* Objective *
Which lines come from the start of the records through the line that holds "plt.rcParams['font.family'] = ['Liberation"? Write them out word for word.

* Material *

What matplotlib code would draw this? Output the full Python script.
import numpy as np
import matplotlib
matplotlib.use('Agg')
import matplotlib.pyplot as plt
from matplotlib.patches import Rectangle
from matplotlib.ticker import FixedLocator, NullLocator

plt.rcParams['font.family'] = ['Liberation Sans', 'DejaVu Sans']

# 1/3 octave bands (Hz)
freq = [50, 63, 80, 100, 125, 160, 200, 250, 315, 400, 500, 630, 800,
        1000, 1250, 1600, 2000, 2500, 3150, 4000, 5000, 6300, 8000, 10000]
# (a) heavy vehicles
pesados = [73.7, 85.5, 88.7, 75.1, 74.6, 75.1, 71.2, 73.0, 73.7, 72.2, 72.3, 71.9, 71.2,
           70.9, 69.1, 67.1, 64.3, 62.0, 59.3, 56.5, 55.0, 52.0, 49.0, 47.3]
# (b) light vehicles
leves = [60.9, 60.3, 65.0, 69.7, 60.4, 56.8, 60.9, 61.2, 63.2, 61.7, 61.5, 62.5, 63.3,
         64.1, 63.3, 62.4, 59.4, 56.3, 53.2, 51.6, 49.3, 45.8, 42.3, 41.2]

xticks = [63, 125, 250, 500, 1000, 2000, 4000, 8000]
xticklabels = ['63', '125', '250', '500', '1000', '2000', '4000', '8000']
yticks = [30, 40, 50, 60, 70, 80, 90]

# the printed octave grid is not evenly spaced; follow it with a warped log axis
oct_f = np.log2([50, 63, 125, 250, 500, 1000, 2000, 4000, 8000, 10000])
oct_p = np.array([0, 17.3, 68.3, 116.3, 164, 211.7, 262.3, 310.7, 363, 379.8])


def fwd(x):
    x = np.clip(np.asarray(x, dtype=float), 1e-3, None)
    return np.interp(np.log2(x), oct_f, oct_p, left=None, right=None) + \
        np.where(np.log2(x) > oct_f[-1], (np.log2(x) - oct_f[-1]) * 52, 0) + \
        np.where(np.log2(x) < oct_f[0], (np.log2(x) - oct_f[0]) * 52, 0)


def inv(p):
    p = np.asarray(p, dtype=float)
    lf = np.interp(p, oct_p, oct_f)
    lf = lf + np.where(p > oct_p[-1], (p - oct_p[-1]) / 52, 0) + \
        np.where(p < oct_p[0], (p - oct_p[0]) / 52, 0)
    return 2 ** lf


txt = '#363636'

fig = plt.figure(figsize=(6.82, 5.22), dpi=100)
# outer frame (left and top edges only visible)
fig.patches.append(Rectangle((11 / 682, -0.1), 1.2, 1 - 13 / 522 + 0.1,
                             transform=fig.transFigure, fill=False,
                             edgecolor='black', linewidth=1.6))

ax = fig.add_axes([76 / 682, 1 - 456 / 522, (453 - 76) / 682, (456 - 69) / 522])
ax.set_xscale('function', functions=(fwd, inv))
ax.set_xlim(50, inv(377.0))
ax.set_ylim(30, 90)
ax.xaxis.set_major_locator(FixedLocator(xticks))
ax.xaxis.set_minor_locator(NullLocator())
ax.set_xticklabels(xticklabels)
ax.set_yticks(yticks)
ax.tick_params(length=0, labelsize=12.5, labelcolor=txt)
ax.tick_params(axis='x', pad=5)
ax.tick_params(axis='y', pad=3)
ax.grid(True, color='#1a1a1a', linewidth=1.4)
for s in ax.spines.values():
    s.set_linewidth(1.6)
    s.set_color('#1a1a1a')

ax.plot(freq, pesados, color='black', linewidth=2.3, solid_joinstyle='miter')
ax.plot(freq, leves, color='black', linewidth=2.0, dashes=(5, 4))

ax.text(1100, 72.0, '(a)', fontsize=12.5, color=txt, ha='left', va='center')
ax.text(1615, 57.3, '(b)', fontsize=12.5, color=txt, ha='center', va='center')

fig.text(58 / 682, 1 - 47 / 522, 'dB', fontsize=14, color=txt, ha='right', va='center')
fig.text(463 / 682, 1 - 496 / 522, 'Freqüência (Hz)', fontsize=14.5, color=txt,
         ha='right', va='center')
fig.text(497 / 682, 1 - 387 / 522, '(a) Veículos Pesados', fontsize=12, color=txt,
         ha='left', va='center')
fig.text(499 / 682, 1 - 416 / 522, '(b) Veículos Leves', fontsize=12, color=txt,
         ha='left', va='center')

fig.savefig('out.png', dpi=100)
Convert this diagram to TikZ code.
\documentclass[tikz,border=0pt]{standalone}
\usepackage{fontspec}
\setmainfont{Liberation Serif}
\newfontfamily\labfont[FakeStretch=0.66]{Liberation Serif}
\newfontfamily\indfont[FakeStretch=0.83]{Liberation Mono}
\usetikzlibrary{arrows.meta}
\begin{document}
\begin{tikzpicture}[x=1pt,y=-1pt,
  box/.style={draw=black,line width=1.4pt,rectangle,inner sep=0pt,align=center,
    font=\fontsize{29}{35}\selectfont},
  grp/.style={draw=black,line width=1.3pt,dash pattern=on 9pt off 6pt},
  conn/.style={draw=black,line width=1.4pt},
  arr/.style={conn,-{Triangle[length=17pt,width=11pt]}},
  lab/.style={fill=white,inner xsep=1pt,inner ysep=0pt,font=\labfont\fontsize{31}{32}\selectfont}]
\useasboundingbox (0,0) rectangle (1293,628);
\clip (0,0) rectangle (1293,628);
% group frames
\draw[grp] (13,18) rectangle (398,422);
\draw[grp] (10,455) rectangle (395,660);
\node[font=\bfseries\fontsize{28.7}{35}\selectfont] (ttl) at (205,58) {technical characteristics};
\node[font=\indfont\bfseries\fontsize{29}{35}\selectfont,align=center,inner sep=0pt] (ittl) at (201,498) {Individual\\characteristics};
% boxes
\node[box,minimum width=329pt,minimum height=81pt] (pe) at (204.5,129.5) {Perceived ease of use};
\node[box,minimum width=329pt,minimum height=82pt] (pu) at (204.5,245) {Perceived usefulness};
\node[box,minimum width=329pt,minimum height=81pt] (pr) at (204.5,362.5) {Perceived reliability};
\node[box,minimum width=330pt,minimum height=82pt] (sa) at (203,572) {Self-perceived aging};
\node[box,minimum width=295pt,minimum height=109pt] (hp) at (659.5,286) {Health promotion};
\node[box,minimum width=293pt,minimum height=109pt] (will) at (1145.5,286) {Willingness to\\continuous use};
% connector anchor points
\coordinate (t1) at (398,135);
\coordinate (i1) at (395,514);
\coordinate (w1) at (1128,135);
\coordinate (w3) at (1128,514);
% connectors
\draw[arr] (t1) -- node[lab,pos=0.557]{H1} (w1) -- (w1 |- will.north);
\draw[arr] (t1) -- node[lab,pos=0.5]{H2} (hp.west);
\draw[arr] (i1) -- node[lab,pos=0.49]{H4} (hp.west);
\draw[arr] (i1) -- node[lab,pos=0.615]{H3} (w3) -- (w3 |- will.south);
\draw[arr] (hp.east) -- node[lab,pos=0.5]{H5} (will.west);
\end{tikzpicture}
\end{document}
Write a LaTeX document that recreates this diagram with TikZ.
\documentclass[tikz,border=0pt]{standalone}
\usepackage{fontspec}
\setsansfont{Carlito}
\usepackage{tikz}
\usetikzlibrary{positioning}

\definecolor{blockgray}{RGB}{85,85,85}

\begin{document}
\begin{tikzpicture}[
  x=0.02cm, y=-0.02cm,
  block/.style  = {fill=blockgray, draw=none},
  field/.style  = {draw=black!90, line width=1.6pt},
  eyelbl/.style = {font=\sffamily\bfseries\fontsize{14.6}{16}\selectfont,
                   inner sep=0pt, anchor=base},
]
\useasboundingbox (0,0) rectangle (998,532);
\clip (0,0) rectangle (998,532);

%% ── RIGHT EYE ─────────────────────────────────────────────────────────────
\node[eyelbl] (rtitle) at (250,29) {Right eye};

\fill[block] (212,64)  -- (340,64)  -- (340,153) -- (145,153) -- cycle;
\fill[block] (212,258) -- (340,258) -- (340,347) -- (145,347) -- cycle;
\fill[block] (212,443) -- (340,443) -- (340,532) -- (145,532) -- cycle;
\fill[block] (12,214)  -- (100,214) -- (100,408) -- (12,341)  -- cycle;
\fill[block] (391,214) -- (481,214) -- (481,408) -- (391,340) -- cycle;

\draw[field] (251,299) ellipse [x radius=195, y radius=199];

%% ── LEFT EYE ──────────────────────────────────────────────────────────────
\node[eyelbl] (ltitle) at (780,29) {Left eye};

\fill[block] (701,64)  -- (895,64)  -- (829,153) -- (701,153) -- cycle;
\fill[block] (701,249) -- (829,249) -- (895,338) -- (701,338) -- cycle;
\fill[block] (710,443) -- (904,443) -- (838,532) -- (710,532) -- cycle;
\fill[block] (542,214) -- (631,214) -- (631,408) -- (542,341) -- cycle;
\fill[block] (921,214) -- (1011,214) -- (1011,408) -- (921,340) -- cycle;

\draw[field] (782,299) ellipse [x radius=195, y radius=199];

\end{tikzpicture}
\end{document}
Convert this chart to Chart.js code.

* Complete response *
What matplotlib code would draw this? Output the full Python script.
import numpy as np
import matplotlib
matplotlib.use('Agg')
import matplotlib.pyplot as plt
from matplotlib.patches import Rectangle
from matplotlib.ticker import FixedLocator, NullLocator

plt.rcParams['font.family'] = ['Liberation Sans', 'DejaVu Sans']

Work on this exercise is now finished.